Data collection involved a dual‑source query of Scopus and Web of Science covering the period 2000–2025, using the Boolean phrase “community detection” AND “complex network”. The initial hit list comprised 3,412 records; after duplicate removal and a keyword‑based relevance filter (implemented in Python with pandas and NLTK), 2,834 papers remained for analysis. The workflow consists of four stages: (1) metadata harvesting, (2) automated preprocessing (deduplication, language detection, tokenization), (3) bibliometric visualization (temporal trends, co‑authorship networks, citation bursts, co‑word clustering), and (4) interpretive synthesis.
Quantitative results reveal a sustained upward trajectory in publication volume, with a pronounced surge after 2010 and a peak of 312 papers in 2022, indicating that community detection remains a vibrant research frontier. Co‑authorship analysis shows a relatively dense core of ten prolific authors responsible for 27 % of all papers, suggesting a modestly concentrated expertise network. The most influential venues—Physical Review E, IEEE Transactions on Network Science and Engineering, and the Journal of Complex Networks—account for 58 % of total citations, underscoring their role as primary dissemination channels.
A co‑word network built from author‑supplied keywords and abstract terms was clustered using the Louvain modularity algorithm, yielding seven thematic groups. The dominant cluster (62 % of the literature) centers on hierarchical community structures, encompassing dendrogram‑based methods, modularity maximization, and multi‑resolution techniques. The second largest group focuses on spectral and graph‑partitioning approaches, while a third cluster addresses dynamic or temporal community evolution. Notably, fuzzy or soft clustering methods appear in less than 8 % of the corpus, highlighting a clear gap between methodological interest and actual implementation.
Implementation‑oriented analysis shows that high‑performance computing (HPC) adaptations are still scarce: only about 7 % of papers report GPU acceleration, and roughly 5 % discuss MapReduce, Spark, or other distributed frameworks. This paucity suggests that scaling community detection to massive, real‑time networks (e.g., social media streams with millions of nodes) remains an open engineering challenge.

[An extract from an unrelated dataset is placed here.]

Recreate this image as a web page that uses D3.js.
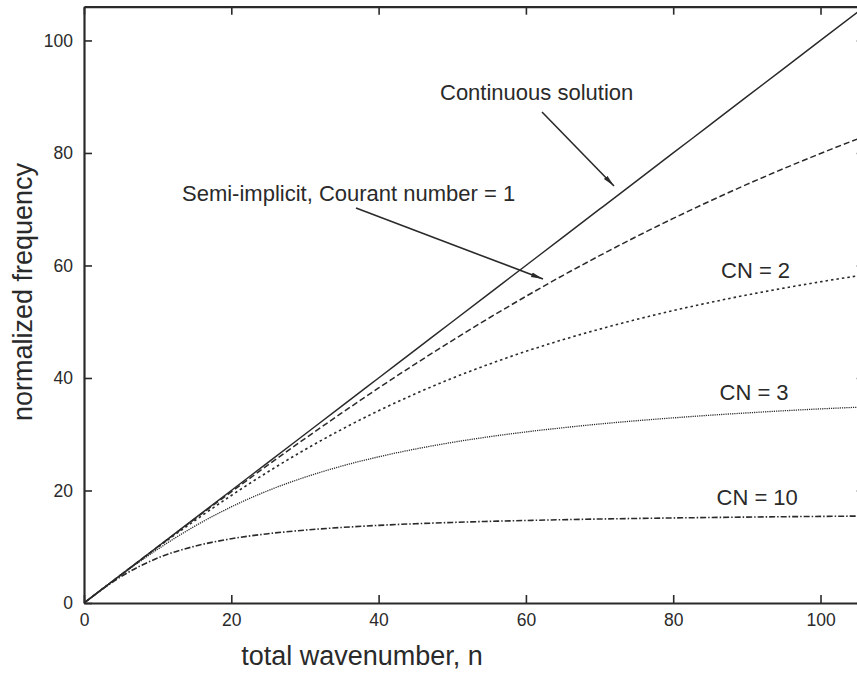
<!DOCTYPE html>
<html>
<head>
<meta charset="utf-8">
<script src="https://cdn.jsdelivr.net/npm/d3@7"></script>
<style>
  html, body { margin: 0; padding: 0; background: #fff; }
  svg { display: block; font-family: "Liberation Sans", Arial, Helvetica, sans-serif; }
</style>
</head>
<body>
<svg id="chart" width="857" height="673"></svg>
<script>
// Total wavenumber n at which each curve is sampled
const wavenumbers = [0, 2.5, 5, 10, 15, 20, 25, 30, 35, 40, 45, 50, 55, 60, 65, 70, 75, 80, 85, 90, 95, 100, 105, 106];

// Normalized frequency for each curve
const continuous = [0, 2.5, 5, 10, 15, 20, 25, 30, 35, 40, 45, 50, 55, 60, 65, 70, 75, 80, 85, 90, 95, 100, 105, 106];
const cn1  = [0, 2.5, 5.0, 9.97, 14.90, 19.76, 24.54, 29.22, 33.78, 38.22, 42.51, 46.66, 50.66, 54.51, 58.21, 61.74, 65.13, 68.36, 71.45, 74.41, 77.22, 79.91, 82.47, 82.96];
const cn2  = [0, 2.5, 4.98, 9.88, 14.61, 19.11, 23.33, 27.26, 30.87, 34.18, 37.20, 39.96, 42.45, 44.73, 46.80, 48.68, 50.40, 51.98, 53.42, 54.75, 55.97, 57.10, 58.13, 58.31];
const cn3  = [0, 2.49, 4.94, 9.55, 13.63, 17.09, 19.98, 22.36, 24.34, 25.99, 27.37, 28.55, 29.55, 30.41, 31.15, 31.82, 32.40, 32.91, 33.38, 33.79, 34.17, 34.51, 34.80, 34.86];
const cn10 = [0, 2.46, 4.67, 7.99, 10.08, 11.42, 12.32, 12.96, 13.43, 13.80, 14.09, 14.32, 14.51, 14.67, 14.81, 14.93, 15.03, 15.12, 15.20, 15.27, 15.34, 15.39, 15.45, 15.46];

const xTicks = [0, 20, 40, 60, 80, 100];
const yTicks = [0, 20, 40, 60, 80, 100];

const xTitle = "total wavenumber, n";
const yTitle = "normalized frequency";

const svg = d3.select("#chart");
const ink = "#2a2a2a";

const x = d3.scaleLinear().domain([0, 106]).range([84, 864.7]);
const y = d3.scaleLinear().domain([0, 106]).range([603, 6.7]);

const defs = svg.append("defs");

// Curves, clipped to the plotting frame
defs.append("clipPath").attr("id", "plotClip")
  .append("rect")
  .attr("x", x(0)).attr("y", y(106))
  .attr("width", x(106) - x(0)).attr("height", y(0) - y(106));

const series = [
  { values: continuous, dash: null,         width: 1.5 },
  { values: cn1,        dash: "6,3",        width: 1.5 },
  { values: cn2,        dash: "2.5,3",      width: 1.6 },
  { values: cn3,        dash: "1.2,1",      width: 1.3 },
  { values: cn10,       dash: "6,2,1.5,2",  width: 1.6 }
];

const line = d3.line()
  .x((d, i) => x(wavenumbers[i]))
  .y(d => y(d))
  .curve(d3.curveMonotoneX);

const curves = svg.append("g").attr("clip-path", "url(#plotClip)");
series.forEach(s => {
  curves.append("path")
    .datum(s.values)
    .attr("d", line)
    .attr("fill", "none")
    .attr("stroke", ink)
    .attr("stroke-width", s.width)
    .attr("stroke-dasharray", s.dash);
});

// Frame with inward ticks on all four sides
const tickLen = 8;
const axisB = d3.axisBottom(x).tickValues(xTicks).tickSizeInner(-tickLen).tickSizeOuter(0).tickPadding(12).tickFormat(d3.format("d"));
const axisT = d3.axisTop(x).tickValues(xTicks).tickSizeInner(-tickLen).tickSizeOuter(0).tickFormat("");
const axisL = d3.axisLeft(y).tickValues(yTicks).tickSizeInner(-tickLen).tickSizeOuter(0).tickPadding(11).tickFormat(d3.format("d"));
const axisR = d3.axisRight(y).tickValues(yTicks).tickSizeInner(-tickLen).tickSizeOuter(0).tickFormat("");

function styleAxis(g) {
  g.select(".domain").attr("stroke", ink).attr("stroke-width", 2.2);
  g.selectAll(".tick line").attr("stroke", ink).attr("stroke-width", 1.6);
  g.selectAll(".tick text").attr("fill", ink).attr("font-size", 17.5);
}

svg.append("g").attr("transform", `translate(0,${y(0)})`).call(axisB).call(styleAxis)
  .call(g => g.selectAll(".tick text").attr("dy", "0.62em"));
svg.append("g").attr("transform", `translate(0,${y(106)})`).call(axisT).call(styleAxis);
svg.append("g").attr("transform", `translate(${x(0)},0)`).call(axisL).call(styleAxis);
svg.append("g").attr("transform", `translate(${x(106)},0)`).call(axisR).call(styleAxis);

// Axis titles
svg.append("text")
  .attr("x", 362).attr("y", 665)
  .attr("text-anchor", "middle")
  .attr("font-size", 27)
  .attr("fill", ink)
  .text(xTitle);

svg.append("text")
  .attr("transform", "translate(32,292) rotate(-90)")
  .attr("text-anchor", "middle")
  .attr("font-size", 27)
  .attr("fill", ink)
  .text(yTitle);

// Annotations
defs.append("marker")
  .attr("id", "arrow")
  .attr("viewBox", "0 0 12 6")
  .attr("refX", 12).attr("refY", 3)
  .attr("markerWidth", 12).attr("markerHeight", 6)
  .attr("markerUnits", "userSpaceOnUse")
  .attr("orient", "auto")
  .append("path")
  .attr("d", "M0,0.6 L12,3 L0,5.4 Z")
  .attr("fill", ink);

const labels = [
  { text: "Continuous solution", x: 440, y: 100 },
  { text: "Semi-implicit, Courant number = 1", x: 182, y: 201 },
  { text: "CN = 2", x: 721, y: 278 },
  { text: "CN = 3", x: 719.5, y: 400 },
  { text: "CN = 10", x: 716.5, y: 505 }
];
svg.append("g").selectAll("text").data(labels).join("text")
  .attr("x", d => d.x).attr("y", d => d.y)
  .attr("font-size", 22)
  .attr("fill", ink)
  .text(d => d.text);

const arrows = [
  { x1: 542, y1: 112, x2: 614, y2: 186 },
  { x1: 356, y1: 208, x2: 543, y2: 279 }
];
svg.append("g").selectAll("line").data(arrows).join("line")
  .attr("x1", d => d.x1).attr("y1", d => d.y1)
  .attr("x2", d => d.x2).attr("y2", d => d.y2)
  .attr("stroke", ink)
  .attr("stroke-width", 1.6)
  .attr("marker-end", "url(#arrow)");
</script>
</body>
</html>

Based on these findings, the authors propose two priority research directions. First, the development of robust fuzzy‑clustering frameworks that can capture overlapping community memberships and quantify uncertainty, potentially through Bayesian or probabilistic formulations. Second, the systematic design of parallel and distributed algorithms—leveraging GPUs, multi‑core CPUs, and cloud‑native platforms—to enable near‑linear scalability for ultra‑large graphs.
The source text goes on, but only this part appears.